Nesse modelo organizacional das entidades sociais, é evidente que a atividade filantrópica desempenha um papel imprescindível na evolução social e na efetivação desses direitos fundamentais, partindo da premissa da iniciativa privada para o alcance de uma sociedade mais justa e igualitária.
A título exemplificativo, outra previsão na Loas, nos artigos nº 25 e nº 26, demonstra o paralelo das atividades filantrópicas em sistema de cooperação com o Estado, o que engloba o tema proposto, principalmente no que tange à efetivação dos direitos fundamentais pelas entidades sociais, regulando o seguinte:
Art. 25 – Os projetos de enfrentamento da pobreza compreendem a instituição de investimento econômico-social nos grupos populares, buscando subsidiar, financeira e tecnicamente, iniciativas que lhes garantam meios, capacidade produtiva e de gestão para melhoria das condições gerais de subsistência, elevação do padrão da qualidade de vida, a preservação do meio ambiente e sua organização social.
Art. 26 – O incentivo a projetos de enfrentamento da pobreza assentar-se-á em mecanismos de articulação e de participação de diferentes áreas governamentais e em sistema de cooperação entre organismos governamentais, não governamentais e da sociedade civil.
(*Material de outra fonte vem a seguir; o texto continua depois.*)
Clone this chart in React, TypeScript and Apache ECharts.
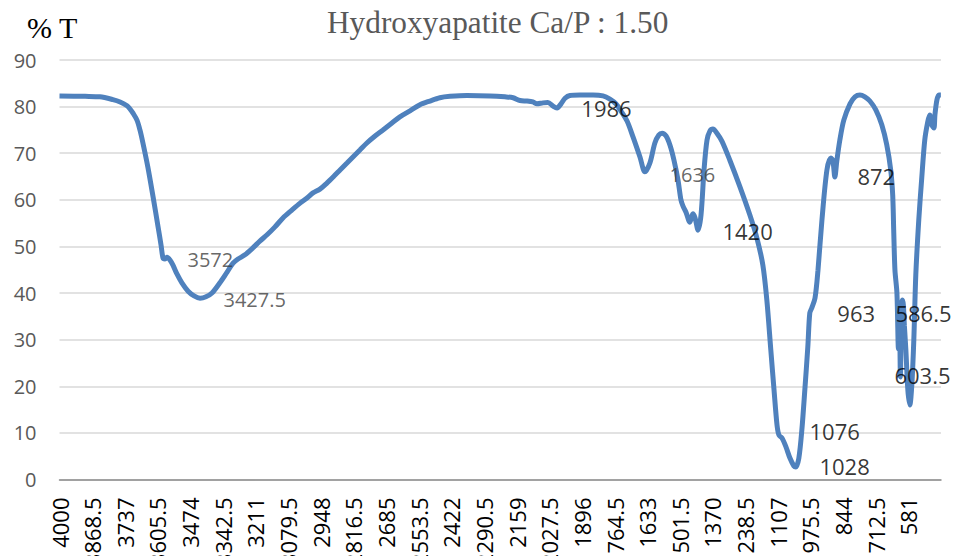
import React, { useEffect, useRef } from "react";
import * as echarts from "echarts";

// FTIR spectrum: wavenumber (cm-1) and transmittance (%T)
const wavenumbers = [
  4000, 3897, 3837, 3785, 3756, 3728, 3716, 3704, 3688, 3676, 3664, 3644, 3623, 3603, 3591, 3583,
  3575, 3567, 3555, 3543, 3527, 3507, 3482, 3458, 3434, 3410, 3386, 3354, 3325, 3301, 3281, 3253,
  3221, 3192, 3164, 3132, 3100, 3064, 3031, 3003, 2979, 2951, 2923, 2894, 2870, 2842, 2818, 2790,
  2762, 2729, 2697, 2661, 2629, 2588, 2548, 2508, 2468, 2427, 2359, 2266, 2206, 2173, 2145, 2117,
  2093, 2077, 2053, 2033, 2012, 1996, 1980, 1964, 1944, 1904, 1851, 1811, 1783, 1759, 1739, 1714,
  1690, 1662, 1642, 1622, 1602, 1586, 1573, 1557, 1541, 1525, 1509, 1497, 1489, 1477, 1461, 1449,
  1440, 1428, 1416, 1404, 1392, 1380, 1368, 1352, 1332, 1300, 1260, 1219, 1191, 1167, 1151, 1135,
  1122, 1110, 1102, 1090, 1074, 1058, 1042, 1034, 1022, 1010, 998, 986, 978, 970, 957, 945,
  929, 909, 893, 885, 877, 869, 857, 841, 816, 796, 776, 756, 736, 712, 688, 668,
  652, 644, 640, 635, 627, 621, 617, 613, 609, 605, 601, 597, 591, 583, 575, 567,
  559, 551, 539, 527, 515, 503, 495, 487, 478, 474, 466, 458, 450,
];
const transmittance = [
  82.3, 82.2, 82.1, 81.5, 81.0, 80.2, 79.5, 78.6, 77.1, 75.0, 72.2, 67.0, 60.6, 54.2, 50.3, 47.5,
  47.3, 47.7, 47.1, 46.0, 44.1, 42.2, 40.4, 39.4, 38.9, 39.2, 40.0, 42.2, 44.5, 46.4, 47.3, 48.2,
  49.7, 51.2, 52.5, 54.2, 56.1, 57.8, 59.3, 60.4, 61.5, 62.3, 63.6, 65.1, 66.4, 67.9, 69.2, 70.7,
  72.2, 73.7, 75.0, 76.5, 77.8, 79.1, 80.4, 81.2, 81.9, 82.2, 82.4, 82.3, 82.1, 81.9, 81.3, 81.2,
  81.0, 80.6, 80.8, 80.9, 80.1, 79.7, 80.6, 81.8, 82.4, 82.5, 82.5, 82.3, 81.6, 80.6, 79.1, 76.9,
  73.5, 69.2, 66.0, 67.9, 72.2, 73.9, 74.3, 73.7, 71.7, 68.5, 64.3, 60.0, 58.7, 57.4, 55.2, 57.0,
  56.1, 53.5, 56.8, 66.4, 72.8, 74.8, 75.2, 74.3, 72.6, 68.5, 62.9, 56.7, 51.8, 46.0, 38.5, 27.8,
  19.2, 11.7, 9.5, 8.9, 7.0, 4.6, 2.9, 2.7, 4.6, 10.6, 19.2, 28.4, 35.7, 36.8, 38.9, 44.9,
  55.7, 66.4, 69.0, 68.4, 64.9, 68.4, 72.8, 77.1, 80.6, 82.1, 82.5, 82.1, 81.2, 79.3, 76.1, 71.8,
  66.4, 61.0, 53.5, 44.9, 40.0, 28.0, 36.0, 22.0, 37.0, 38.5, 37.4, 33.0, 27.8, 19.2, 16.0, 20.3,
  29.9, 43.9, 55.7, 64.7, 72.8, 76.7, 78.2, 76.1, 75.4, 78.2, 81.4, 82.5, 82.5,
];

// Peak annotations: text, anchor wavenumber, anchor %T, dark (black) or grey
const peakLabels = ["3572", "3427.5", "1986", "1636", "1420", "872", "963", "586.5", "603.5", "1076", "1028"];
const peakLabelWavenumbers = [3482.5, 3337.5, 1896, 1541, 1328, 784, 865, 631, 635, 977, 937];
const peakLabelT = [47.1, 38.5, 79.5, 65.3, 53.1, 64.9, 35.7, 35.7, 22.4, 10.2, 2.7];
const peakLabelDark = [false, false, true, false, true, true, true, true, true, true, true];

const START_WN = 4000;
const TICK_STEP = 131.5;
const TICK_COUNT = 27;

const titleText = "Hydroxyapatite Ca/P : 1.50";
const yAxisTitle = "% T";

export default function App() {
  const ref = useRef<HTMLDivElement>(null);

  useEffect(() => {
    if (!ref.current) return;
    const chart = echarts.init(ref.current, undefined, { renderer: "svg" });
    const lineData = wavenumbers.map((w, i) => [START_WN - w, transmittance[i]]);
    const annData = peakLabels.map((t, i) => ({
      value: [START_WN - peakLabelWavenumbers[i], peakLabelT[i], t],
      label: {
        color: peakLabelDark[i] ? "#000000" : "#404040",
        fontSize: peakLabelDark[i] ? 22 : 20,
      },
    }));

    chart.setOption({
      animation: false,
      backgroundColor: "#ffffff",
      title: [
        {
          text: titleText,
          left: 327,
          top: 4,
          padding: 0,
          textStyle: {
            fontFamily: "Liberation Serif",
            fontSize: 31.3,
            fontWeight: "normal",
            color: "#595959",
            lineHeight: 36,
          },
        },
        {
          text: yAxisTitle,
          left: 27,
          top: 9,
          padding: 0,
          textStyle: {
            fontFamily: "Liberation Serif",
            fontSize: 30,
            fontWeight: "normal",
            color: "#000000",
            lineHeight: 36,
          },
        },
      ],
      grid: {
        left: 59.5,
        right: 21,
        top: 60,
        bottom: 76.5,
        containLabel: false,
        outerBoundsMode: "none",
      },
      xAxis: {
        type: "value",
        min: 0,
        max: TICK_STEP * TICK_COUNT,
        interval: TICK_STEP,
        axisLine: { show: true, lineStyle: { color: "#8c8c8c", width: 1.5 } },
        axisTick: { show: false },
        splitLine: { show: false },
        axisLabel: {
          rotate: 90,
          margin: 18,
          fontFamily: "Open Sans",
          fontSize: 22,
          color: "#000000",
          showMaxLabel: false,
          formatter: (v: number) => String(Math.round((START_WN - v) * 10) / 10),
        },
      },
      yAxis: {
        type: "value",
        min: 0,
        max: 90,
        interval: 10,
        axisLine: { show: false },
        axisTick: { show: false },
        splitLine: { show: true, lineStyle: { color: "#d9d9d9", width: 1.5 } },
        axisLabel: {
          margin: 23,
          fontFamily: "Open Sans",
          fontSize: 20,
          color: "#595959",
        },
      },
      series: [
        {
          type: "line",
          data: lineData,
          showSymbol: false,
          smooth: 0.3,
          lineStyle: { color: "#4F81BD", width: 5 },
          itemStyle: { color: "#4F81BD" },
          z: 2,
        },
        {
          type: "scatter",
          data: annData,
          symbolSize: 1,
          itemStyle: { color: "rgba(0,0,0,0)" },
          z: 3,
          label: {
            show: true,
            position: [0, 0],
            align: "left",
            verticalAlign: "middle",
            fontFamily: "Open Sans",
            formatter: (p: any) => p.value[2],
          },
        },
      ],
    });
    return () => chart.dispose();
  }, []);

  return (
    <div
      ref={ref}
      style={{ position: "fixed", left: 0, top: 0, width: 962, height: 556, background: "#fff" }}
    />
  );
}
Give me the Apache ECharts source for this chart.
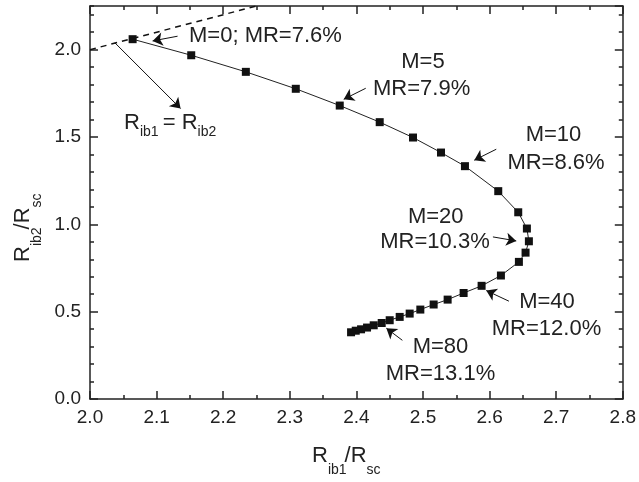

Diante dessa perspectiva, o comando legal acima regulamenta os Projetos de Enfrentamento da Pobreza, mediante a proposta de investimento financeiro para melhoria das condições de vida dos grupos sociais menos favorecidos, o que, sem dúvida, está alicerçado nos direitos fundamentais da Constituição Federal.
Na avaliação do tema, hoje, parte da sociedade tem se mobilizado para cumprir um papel importante de transformação, com a finalidade de multiplicar oportunidades e tornar reais os direitos básicos atribuídos em nossa Constituição.
Em última análise, a ideia que se busca passar é que o conhecimento dos direitos fundamentais e o interesse em se aprofundar no tema é parte de um papel social que beneficiará a todos, e por que não dizer obrigação social?